Ainda sobre a nacionalização do BPN, JS omite, e a colaborante CFA não questiona, o facto gravíssimo do governo de JS ter recusado a proposta de viabilização dos accionistas (nesta altura já com Oliveira e Costa fora de jogo) apresentada por Miguel Cadilhe, e, em vez disso, ter optado pela nacionalização cujo custo final não está ainda determinado mas se sabe que não será inferior a 7 mil milhões de euros, ou seja mais de 10 vezes os 600 milhões que «assustaram» Teixeira dos Santos.
«A partir de 2010, com a crise, pensei apenas numa coisa, salvar o meu país! E decidi começar as políticas de austeridade para dar bons sinais e proteger o meu país da ajuda externa.» Então a austeridade teria salvado o país e evitado a ajuda externa? E agora que ela já chegou precisamos de quê?
«Repito, não sabia. E sobre a política pública de tortura que a Administração Bush praticou, soube-o agora.» A criatura não leu jornais nos últimos 12 anos?
«Não sinto nenhuma inclinação para voltar a depender do favor popular.» É difícil acreditar quando se investe tanto na fabricação de uma imagem e quando disse há 10 anos, pouco antes de Ferro Rodrigues se demitir e ele próprio se candidatar a líder do PS: «vou para Londres tirar um mestrado, e nos próximos tempos dedicar-me-ei por inteiro à vida universitária». (contado por António José Saraiva e aqui registado).
«Estava em Setúbal para entrar num comício, em 2005 e veio uma assessora dizer-me que havia buscas por causa de um empreendimento que eu tinha licenciado. E qual era?, perguntei. O Freeport. O nome não me fazia soar nada.» Compreende-se que lhe tenham prantado a alcunha de Pinóquio.
«Quando se percebe que eles não iam aprovar e que ia haver uma crise política, as taxas de juro dispararam para 14%. Não havia condições para ir ao mercado. Em 15 dias, os juros passaram de 7% para 14%.» Em 12 de Março de 2011, Passos Coelho diz que não aprova o PEC 4 e em 6 de Abril JS comunica que «o Governo decidiu dirigir à Comissão Europeia um pedido de financiamento». Entre 11 de Março e 7 de Abril de 2011 os yields da dívida pública portuguesa subiram de 7,601 para 8,599. Só em Janeiro do ano seguinte atingirão 14%.

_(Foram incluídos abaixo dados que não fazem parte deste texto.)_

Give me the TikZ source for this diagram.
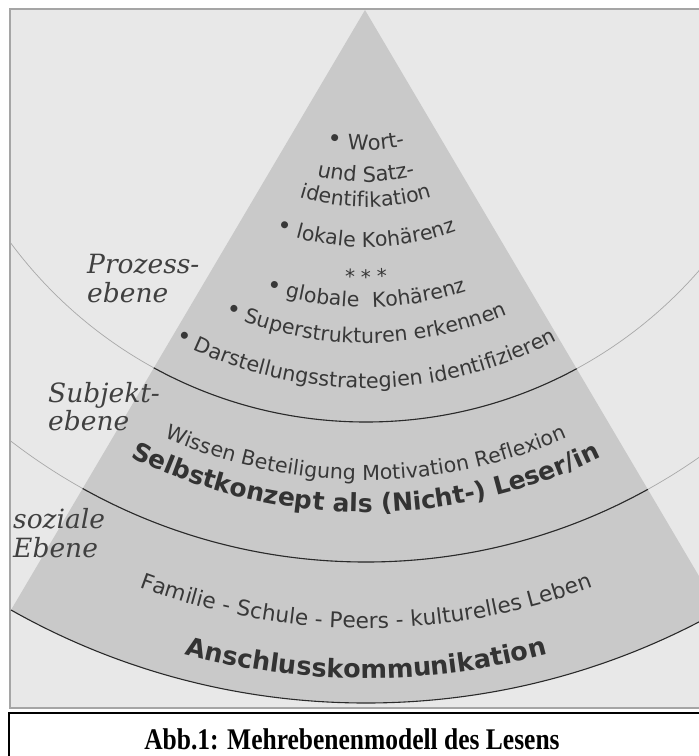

«Respondi-lhes [aos banqueiros, em 4 ou 5 de Abril] que desde o dia em que o PEC4 fora chumbado [24 de Março], os ratings deles tinham descido cinco ou seis vezes e que iam demorar dez anos a recuperar.» Outra mentira desnecessária: nesse período os ratings dos bancos foram alterados uma única vez por várias agências a partir de 28 de Março.
Há uma mentira recorrente na entrevista que é a lengalenga do chumbo do PEC 4 ter fechado os mercados quando a questão de fundo era outra com ou sem PEC 4, como aqui se escreveu no (Im)pertinências a 27 de Março de 2011, 3 dias depois do chumbo: «a concentração da dívida a vencer a curto prazo é tão grande [ver gráfico no post] que conseguir a sua renovação nas condições actuais exigiria um custo tão elevado que engoliria a poupança, aniquilaria o investimento e liquidaria a economia. Ou então nos obrigará a um bailout do FEEF-FMI (já se viu que a FMI virá sempre no pacote – felizmente), a uma reestruturação da dívida com reescalonamento e muito provavelmente a um haircut e à renegociação dos juros». À concentração da dívida acresce que a tesouraria estava completamente seca (ver o gráfico neste post) – o saldo no final de Março era de 1,4 mil milhões de euros, insuficiente para 4 dias de despesas correntes e ainda mais para amortizar dívida. Só havia uma saída que JS, com a cumplicidade de Teixeira dos Santos, adiou o mais que pode.